_SOURCE DATA_
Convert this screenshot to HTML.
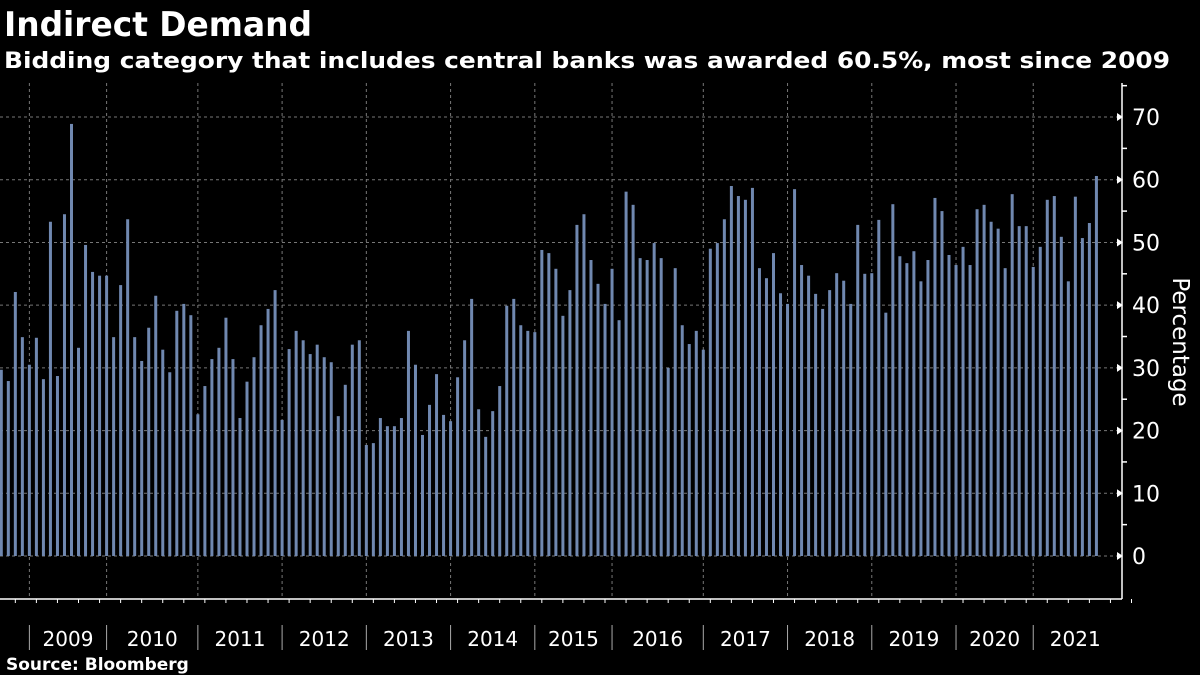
<!DOCTYPE html>
<html><head><meta charset="utf-8"><style>
html,body{margin:0;padding:0;background:#000;}
svg{display:block;}
text{font-family:"DejaVu Sans","Liberation Sans",sans-serif;fill:#fff;}
</style></head><body>
<svg id="chart" width="1200" height="675" viewBox="0 0 1200 675" xmlns="http://www.w3.org/2000/svg">
<rect width="1200" height="675" fill="#000"/>
<text x="4" y="36" font-size="34" font-weight="bold" textLength="308" lengthAdjust="spacingAndGlyphs">Indirect Demand</text>
<text x="4" y="68" font-size="22" font-weight="bold" textLength="1166" lengthAdjust="spacingAndGlyphs">Bidding category that includes central banks was awarded 60.5%, most since 2009</text>
<g id="grid"></g>
<g id="bars"></g>
<g id="yaxis"></g>
<g id="xaxis"></g>
<text transform="translate(1173,342) rotate(90)" text-anchor="middle" font-size="23">Percentage</text>
<text x="6" y="670" font-size="17" font-weight="bold">Source: Bloomberg</text>
</svg>
<script>
const values = [29.7,27.9,42.1,34.9,30.5,34.8,28.2,53.3,28.7,54.5,68.9,33.2,49.6,45.3,44.7,44.7,34.9,43.2,53.7,34.9,31.1,36.4,41.5,32.9,29.3,39.1,40.2,
38.4,22.6,27.1,31.4,33.2,38.0,31.4,22.0,27.8,31.7,36.8,39.4,42.4,21.7,33.0,35.9,34.4,32.2,33.7,31.7,30.9,22.3,27.3,33.7,34.4,17.7,
18.0,22.0,20.7,20.7,22.0,35.9,30.5,19.3,24.1,29.0,22.5,21.5,28.5,34.4,41.0,23.4,19.0,23.1,27.1,39.9,41.0,36.8,35.9,35.7,48.8,48.3,
45.8,38.3,42.4,52.8,54.5,47.2,43.4,40.2,45.8,37.6,58.1,56.0,47.5,47.2,49.9,47.5,30.0,45.9,36.8,33.8,35.9,32.9,49.0,49.9,53.7,59.0,57.4,
56.8,58.7,45.9,44.3,48.3,41.9,40.2,58.5,46.4,44.7,41.8,39.4,42.4,45.1,43.9,40.2,52.8,45.0,45.1,53.6,38.8,56.1,47.8,46.7,48.6,43.8,
47.2,57.1,55.0,48.0,46.4,49.3,46.4,55.3,56.0,53.3,52.2,45.9,57.7,52.6,52.6,46.1,49.3,56.8,57.4,50.9,43.8,57.3,50.7,53.1,60.6];
const yTicks = [0,10,20,30,40,50,60,70];
const years = ["2009","2010","2011","2012","2013","2014","2015","2016","2017","2018","2019","2020","2021"];
const yearStartIdx = [4,15,28,40,52,64,76,87,100,112,124,136,147];
const NS="http://www.w3.org/2000/svg";
const y0=556, pxPer=6.271, x0=1.3, step=7.02, axisX=1122, axisY=599;
const yS=v=>y0-v*pxPer;
const xS=i=>x0+i*step;
function mk(tag,attrs,parent){const e=document.createElementNS(NS,tag);for(const k in attrs)e.setAttribute(k,attrs[k]);parent.appendChild(e);return e;}
const grid=document.getElementById('grid'),bars=document.getElementById('bars'),ya=document.getElementById('yaxis'),xa=document.getElementById('xaxis');
yTicks.forEach(t=>{
  const y=yS(t);
  const l=mk('line',{x1:0,x2:axisX,y1:y,y2:y,stroke:'#777','stroke-dasharray':'3,3','stroke-width':1},grid);
  
  
  const tr=mk('path',{d:`M${axisX-5},${y-4}L${axisX+1},${y}L${axisX-5},${y+4}Z`,fill:'#fff'},ya);
  
  
  const tx=mk('text',{x:1132,y:y+8,'font-size':22},ya);
  tx.textContent=t;
  
  
});
for(let v=5;v<=75;v+=10){
  const y=yS(v);
  const m=mk('line',{x1:axisX,x2:axisX+5,y1:y,y2:y,stroke:'#fff','stroke-width':1.5},ya);
  
  
}
const al=mk('line',{x1:axisX,x2:axisX,y1:83,y2:axisY,stroke:'#fff','stroke-width':1.5},ya);


values.forEach((v,i)=>{
  const r=mk('rect',{x:xS(i)-1.5,y:yS(v),width:3,height:y0-yS(v),fill:'#7088b0'},bars);
  
  
});
const bl=mk('line',{x1:0,x2:axisX,y1:axisY,y2:axisY,stroke:'#fff','stroke-width':1.5},xa);


for(let i=1;i<values.length+6;i+=3){
  const t=mk('line',{x1:xS(i)+7,x2:xS(i)+7,y1:axisY,y2:axisY+4,stroke:'#fff','stroke-width':1},xa);
  
  
}
yearStartIdx.forEach((idx,k)=>{
  const x=xS(idx);
  const g=mk('line',{x1:x,x2:x,y1:83,y2:axisY,stroke:'#777','stroke-dasharray':'3,3','stroke-width':1},grid);
  
  
  const s=mk('line',{x1:x,x2:x,y1:625,y2:650,stroke:'#aaa','stroke-width':1},xa);
  
  
  const nx=k<yearStartIdx.length-1?xS(yearStartIdx[k+1]):x+84;
  const tx=mk('text',{x:(x+nx)/2,y:646,'font-size':20,'text-anchor':'middle'},xa);
  tx.textContent=years[k];
  
  
});
</script>
</body></html>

_WHAT YOU WILL DO_
Repeat the listing in full and exactly. Leave any pictures out.

_REPLY TO THE EXERCISE_
Convert this screenshot to HTML.
<!DOCTYPE html>
<html><head><meta charset="utf-8"><style>
html,body{margin:0;padding:0;background:#000;}
svg{display:block;}
text{font-family:"DejaVu Sans","Liberation Sans",sans-serif;fill:#fff;}
</style></head><body>
<svg id="chart" width="1200" height="675" viewBox="0 0 1200 675" xmlns="http://www.w3.org/2000/svg">
<rect width="1200" height="675" fill="#000"/>
<text x="4" y="36" font-size="34" font-weight="bold" textLength="308" lengthAdjust="spacingAndGlyphs">Indirect Demand</text>
<text x="4" y="68" font-size="22" font-weight="bold" textLength="1166" lengthAdjust="spacingAndGlyphs">Bidding category that includes central banks was awarded 60.5%, most since 2009</text>
<g id="grid"></g>
<g id="bars"></g>
<g id="yaxis"></g>
<g id="xaxis"></g>
<text transform="translate(1173,342) rotate(90)" text-anchor="middle" font-size="23">Percentage</text>
<text x="6" y="670" font-size="17" font-weight="bold">Source: Bloomberg</text>
</svg>
<script>
const values = [29.7,27.9,42.1,34.9,30.5,34.8,28.2,53.3,28.7,54.5,68.9,33.2,49.6,45.3,44.7,44.7,34.9,43.2,53.7,34.9,31.1,36.4,41.5,32.9,29.3,39.1,40.2,
38.4,22.6,27.1,31.4,33.2,38.0,31.4,22.0,27.8,31.7,36.8,39.4,42.4,21.7,33.0,35.9,34.4,32.2,33.7,31.7,30.9,22.3,27.3,33.7,34.4,17.7,
18.0,22.0,20.7,20.7,22.0,35.9,30.5,19.3,24.1,29.0,22.5,21.5,28.5,34.4,41.0,23.4,19.0,23.1,27.1,39.9,41.0,36.8,35.9,35.7,48.8,48.3,
45.8,38.3,42.4,52.8,54.5,47.2,43.4,40.2,45.8,37.6,58.1,56.0,47.5,47.2,49.9,47.5,30.0,45.9,36.8,33.8,35.9,32.9,49.0,49.9,53.7,59.0,57.4,
56.8,58.7,45.9,44.3,48.3,41.9,40.2,58.5,46.4,44.7,41.8,39.4,42.4,45.1,43.9,40.2,52.8,45.0,45.1,53.6,38.8,56.1,47.8,46.7,48.6,43.8,
47.2,57.1,55.0,48.0,46.4,49.3,46.4,55.3,56.0,53.3,52.2,45.9,57.7,52.6,52.6,46.1,49.3,56.8,57.4,50.9,43.8,57.3,50.7,53.1,60.6];
const yTicks = [0,10,20,30,40,50,60,70];
const years = ["2009","2010","2011","2012","2013","2014","2015","2016","2017","2018","2019","2020","2021"];
const yearStartIdx = [4,15,28,40,52,64,76,87,100,112,124,136,147];
const NS="http://www.w3.org/2000/svg";
const y0=556, pxPer=6.271, x0=1.3, step=7.02, axisX=1122, axisY=599;
const yS=v=>y0-v*pxPer;
const xS=i=>x0+i*step;
function mk(tag,attrs,parent){const e=document.createElementNS(NS,tag);for(const k in attrs)e.setAttribute(k,attrs[k]);parent.appendChild(e);return e;}
const grid=document.getElementById('grid'),bars=document.getElementById('bars'),ya=document.getElementById('yaxis'),xa=document.getElementById('xaxis');
yTicks.forEach(t=>{
  const y=yS(t);
  const l=mk('line',{x1:0,x2:axisX,y1:y,y2:y,stroke:'#777','stroke-dasharray':'3,3','stroke-width':1},grid);
  
  
  const tr=mk('path',{d:`M${axisX-5},${y-4}L${axisX+1},${y}L${axisX-5},${y+4}Z`,fill:'#fff'},ya);
  
  
  const tx=mk('text',{x:1132,y:y+8,'font-size':22},ya);
  tx.textContent=t;
  
  
});
for(let v=5;v<=75;v+=10){
  const y=yS(v);
  const m=mk('line',{x1:axisX,x2:axisX+5,y1:y,y2:y,stroke:'#fff','stroke-width':1.5},ya);
  
  
}
const al=mk('line',{x1:axisX,x2:axisX,y1:83,y2:axisY,stroke:'#fff','stroke-width':1.5},ya);


values.forEach((v,i)=>{
  const r=mk('rect',{x:xS(i)-1.5,y:yS(v),width:3,height:y0-yS(v),fill:'#7088b0'},bars);
  
  
});
const bl=mk('line',{x1:0,x2:axisX,y1:axisY,y2:axisY,stroke:'#fff','stroke-width':1.5},xa);


for(let i=1;i<values.length+6;i+=3){
  const t=mk('line',{x1:xS(i)+7,x2:xS(i)+7,y1:axisY,y2:axisY+4,stroke:'#fff','stroke-width':1},xa);
  
  
}
yearStartIdx.forEach((idx,k)=>{
  const x=xS(idx);
  const g=mk('line',{x1:x,x2:x,y1:83,y2:axisY,stroke:'#777','stroke-dasharray':'3,3','stroke-width':1},grid);
  
  
  const s=mk('line',{x1:x,x2:x,y1:625,y2:650,stroke:'#aaa','stroke-width':1},xa);
  
  
  const nx=k<yearStartIdx.length-1?xS(yearStartIdx[k+1]):x+84;
  const tx=mk('text',{x:(x+nx)/2,y:646,'font-size':20,'text-anchor':'middle'},xa);
  tx.textContent=years[k];
  
  
});
</script>
</body></html>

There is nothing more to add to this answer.